CROYDON COMMENTARY: The council is running a consultation (another one), this time over its proposals to increase the amount of housing intensification it will allow across the borough. ANITA SMITH shares her concerns about the changes to the Local Plan
How many people in Croydon know about the so-called “consultation” taking place to determine how many more “homes” (for that, read “flats”) our council can squeeze into our already congested town?
The current Croydon Local Plan, a “strategy for development in the borough”, was agreed by the council as recently as 2018. What we have now is an amendment to that plan, setting out new areas for “intensification” and “windfall sites”.
This “consultation”, like so many carried out by this council (on Landlord licensing and the 20mph zones, to name but two), is meaningless. It is simply a box-ticking exercise.
DEMOC, the campaign set up to force a referendum on whether or not we should have a directly-elected Mayor, had the slogan “When did the council last listen to you?”

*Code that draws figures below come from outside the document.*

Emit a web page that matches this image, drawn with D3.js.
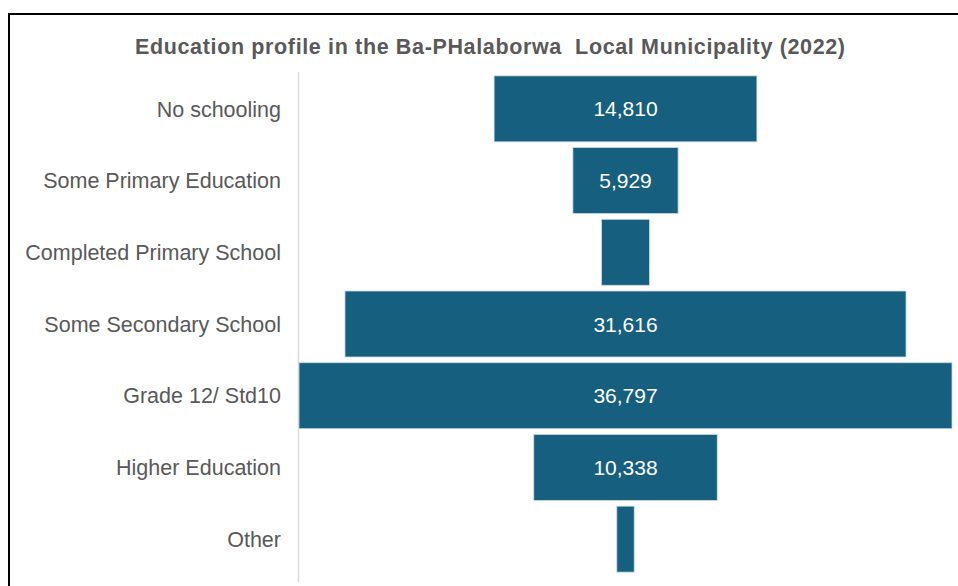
<!DOCTYPE html>
<html>
<head>
<meta charset="utf-8">
<script src="https://cdn.jsdelivr.net/npm/d3@7"></script>
<style>
  html, body { margin: 0; padding: 0; background: #fff; }
  svg { display: block; }
</style>
</head>
<body>
<svg id="chart" width="958" height="586"></svg>
<script>
const categories = ["No schooling", "Some Primary Education", "Completed Primary School", "Some Secondary School", "Grade 12/ Std10", "Higher Education", "Other"];
const values = [14810, 5929, 2700, 31616, 36797, 10338, 980];
const showValue = [true, true, false, true, true, true, false];
const title = "Education profile in the Ba-PHalaborwa  Local Municipality (2022)";

const W = 958, H = 586;
const svg = d3.select("#chart");

// outer frame
svg.append("rect").attr("x", 9).attr("y", 14).attr("width", 980).attr("height", 600)
  .attr("fill", "#fff").attr("stroke", "#000").attr("stroke-width", 2);

svg.append("text").attr("x", 490).attr("y", 54).attr("text-anchor", "middle")
  .attr("font-family", "Liberation Sans, Arial, sans-serif").attr("font-weight", "bold")
  .attr("font-size", 21.5).attr("fill", "#595959")
  .attr("textLength", 710).attr("lengthAdjust", "spacing")
  .style("white-space", "pre").text(title);

const axisX = 298.5, center = 625.5;
const y = d3.scaleBand().domain(categories).range([73, 575]).paddingInner(0.08).paddingOuter(0.04);
const w = d3.scaleLinear().domain([0, d3.max(values)]).range([0, 653]);

svg.append("line").attr("x1", axisX).attr("x2", axisX).attr("y1", 72).attr("y2", 582)
  .attr("stroke", "#d9d9d9").attr("stroke-width", 1.5);

const data = categories.map((c, i) => ({ c, v: values[i], show: showValue[i] }));

svg.selectAll("rect.bar").data(data).join("rect").attr("class", "bar")
  .attr("x", d => center - w(d.v) / 2).attr("width", d => w(d.v))
  .attr("y", d => y(d.c)).attr("height", y.bandwidth())
  .attr("fill", "#175f7f").attr("stroke", "#c9dbe4").attr("stroke-width", 0.8);

svg.selectAll("text.val").data(data.filter(d => d.show)).join("text").attr("class", "val")
  .attr("x", center).attr("y", d => y(d.c) + y.bandwidth() / 2).attr("dy", "0.36em")
  .attr("text-anchor", "middle").attr("font-family", "Liberation Sans, Arial, sans-serif")
  .attr("font-size", 21).attr("fill", "#fff").text(d => d3.format(",")(d.v));

svg.selectAll("text.cat").data(data).join("text").attr("class", "cat")
  .attr("x", 281).attr("y", d => y(d.c) + y.bandwidth() / 2).attr("dy", "0.36em")
  .attr("text-anchor", "end").attr("font-family", "Liberation Sans, Arial, sans-serif")
  .attr("font-size", 21.5).attr("fill", "#595959").text(d => d.c);
</script>
</body>
</html>
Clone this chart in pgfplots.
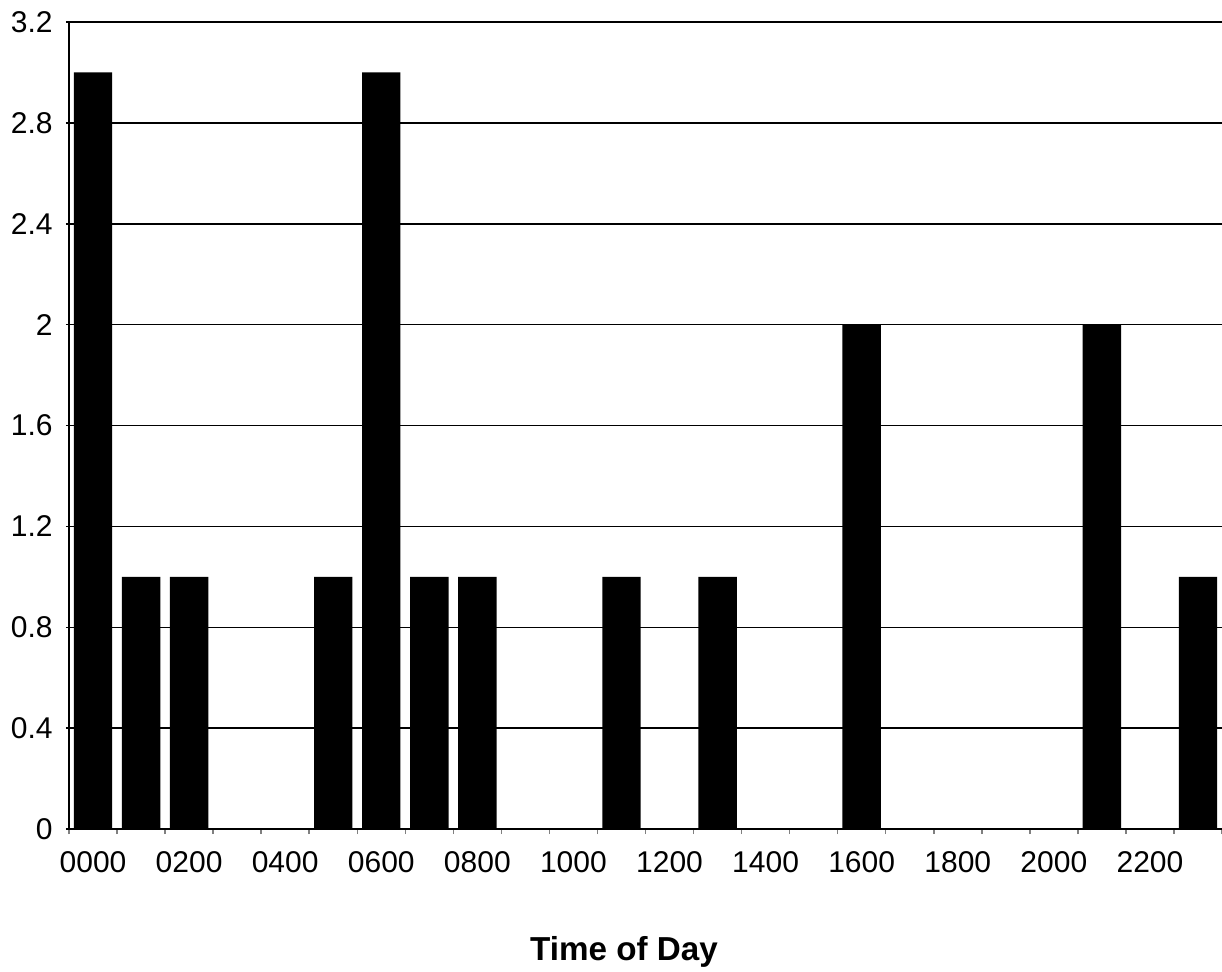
\documentclass[border=0pt]{standalone}
\usepackage{pgfplots}
\pgfplotsset{compat=1.18}
\usepackage{fontspec}
\setmainfont{Liberation Sans}

\begin{document}
\begin{tikzpicture}
    % fixed page frame, 1px = 0.5pt
    \useasboundingbox (-34.5pt,-71pt) rectangle (576.5pt,414.5pt);
    \begin{axis}[
        at={(0,0)}, anchor=south west,
        scale only axis,
        width=576.5pt, % plot area
        height=403.5pt,
        xmin=-0.5, xmax=23.5,
        ymin=0, ymax=3.2,
        axis x line=bottom,
        axis y line=left,
        axis line style={-, line width=1pt},
        xtick={0,2,...,22},
        xticklabels={0000,0200,0400,0600,0800,1000,1200,1400,1600,1800,2000,2200},
        minor xtick={-0.5,0.5,...,23.5},
        major x tick style={draw=none},
        minor x tick style={line width=0.75pt},
        xtick align=inside,
        ytick={0,0.4,...,3.2},
        ytick align=outside,
        major tick length=1.5pt,
        minor tick length=2.5pt,
        ymajorgrids,
        major grid style={line width=0.75pt, draw=black},
        y tick style={line width=0.75pt, black},
        /pgf/number format/assume math mode=true,
        /pgf/number format/fixed,
        tick label style={font=\fontsize{15}{18}\selectfont, inner sep=0pt},
        xticklabel shift=9.5pt,
        yticklabel shift=6.5pt,
        ybar, bar width=0.8, bar shift=0pt,
    ]
        \addplot[fill=black, draw=none] coordinates {
            (0,3) (1,1) (2,1) (3,0) (4,0) (5,1)
            (6,3) (7,1) (8,1) (9,0) (10,0) (11,1)
            (12,0) (13,1) (14,0) (15,0) (16,2) (17,0)
            (18,0) (19,0) (20,0) (21,2) (22,0) (23,1)
        };
    \end{axis}
    \node[anchor=base, inner sep=0pt, font=\bfseries\fontsize{16.6}{20}\selectfont]
        at (277.5pt,-65.5pt) {Time of Day};
\end{tikzpicture}
\end{document}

Well, when did it? On anything?
I attended a meeting last week in Addiscombe. This meeting was called by Jason Perry the Conservative Mayoral candidate, to explain to residents’ associations how:
a) the “consultation” works,
b) the form filling (quite complicated) is done,
c) the four grounds under which you can object legally, and provided an opportunity for residents’ associations and interested parties to exchange views.
Perry expressed the view that he was against the destruction of family homes.
From statements made by people from across the borough, I can tell you that the council is still not listening.
They have still not taken on board that the people of this town are fed up with not being listened to. They blunder on as they did in the past, when the Gang of Four (or was it three?) were running the town into the ground. Nothing has changed.
The legacy and influence of the people who bankrupted the borough lives on. People are concerned that the drive for density and intensification fails to protect what little character Croydon has left.
Neighbouring boroughs Bromley and Sutton both chose to ignore their allocated quotas of extra housing, whereas Croydon chose to increase ours.
Croydon has chosen to destroy family homes, build more and more flats, and from my perspective, tried to change the face of Croydon forever. It’s political!!
The Labour Mayoral candidate, Val Shawcross, has also engaged with the new intensification plans as it affects my own estate. I have lived with my family on the Whitgift Foundation Estate for more than 40 years. It is a family-friendly area of detached houses.
Someone in the planning department in Croydon, someone with a pencil and probably no brain, has drawn a line right through the middle of the Whitgift Estate.
On this side, oooh, let’s build flats, demolish family houses, create new roads, mews, add a third storey and squeeze a couple more small houses in the back gardens. On the other side, ok, the residents can live in their homes for a little bit longer.
This can only provide tension on an estate of similar houses and amenities. These proposals would destroy an important Croydon housing asset. It is difficult to escape the thought that here is “the politics of envy” at its worst. You have it, so we want it, or we’ll wreck it.
Val Shawcross came to walk round our Estate with the chairman of the residents’ association and has replied to letters from concerned residents saying that it would be an “act of vandalism” to do what is proposed in this Regulation 19 amendment.
It might be an act of vandalism, Val, but who is going to stop such vandalism being carried out? The council who don’t listen? The councillors who nod through anything put before them? Or the planning department who don’t have any effective enforcement officers to make sure developers are sticking to their approved schemes and who cooked up this ill-considered plan in the first place?
According to both Mayoral candidates, nothing can stop these amendments from being passed, despite the so-called “consultation”. The consultation that many people haven’t even heard of. It’s like a chapter from Alice in Wonderland!
The closing date for objections and submissions to the consultation is February 17. By the end of March, the objections which meet the criteria are summarised and sent to the Secretary of State, Michael Gove.
He then refers this Regulation 19 amendment to the Planning Inspectorate. This should be achieved by the end of April.
On May 5, there are elections in Croydon for both a Mayor and for councillors. Should there be a change of administration at the council, this Local Plan amendment would have already been submitted and cannot be changed. So, call me paranoid, but this could well be seen as a last-ditch stand by the current ruling group, who do not listen to what we say and want to push through their agenda to concrete over the whole of Croydon before they are pushed out of power.
All done without many interested parties in Croydon being aware of the intensification that is being proposed for homes and gardens right across the borough. Your back garden could be next!
The only way to affect change is through the ballot box. It seems to be too late to stop these amendments from passing, so underhand and badly advertised has this “consultation” been, (our residents’ association only stumbled on this revised plan by accident a couple of weeks ago, and others learned the news from us).
But by getting rid of the nodding donkeys at the council who are responsible, and by sending a message to the unscrupulous developers who are blighting our suburbs that we will not be ignored, perhaps we can begin to move forward.
We demand change, and change is coming.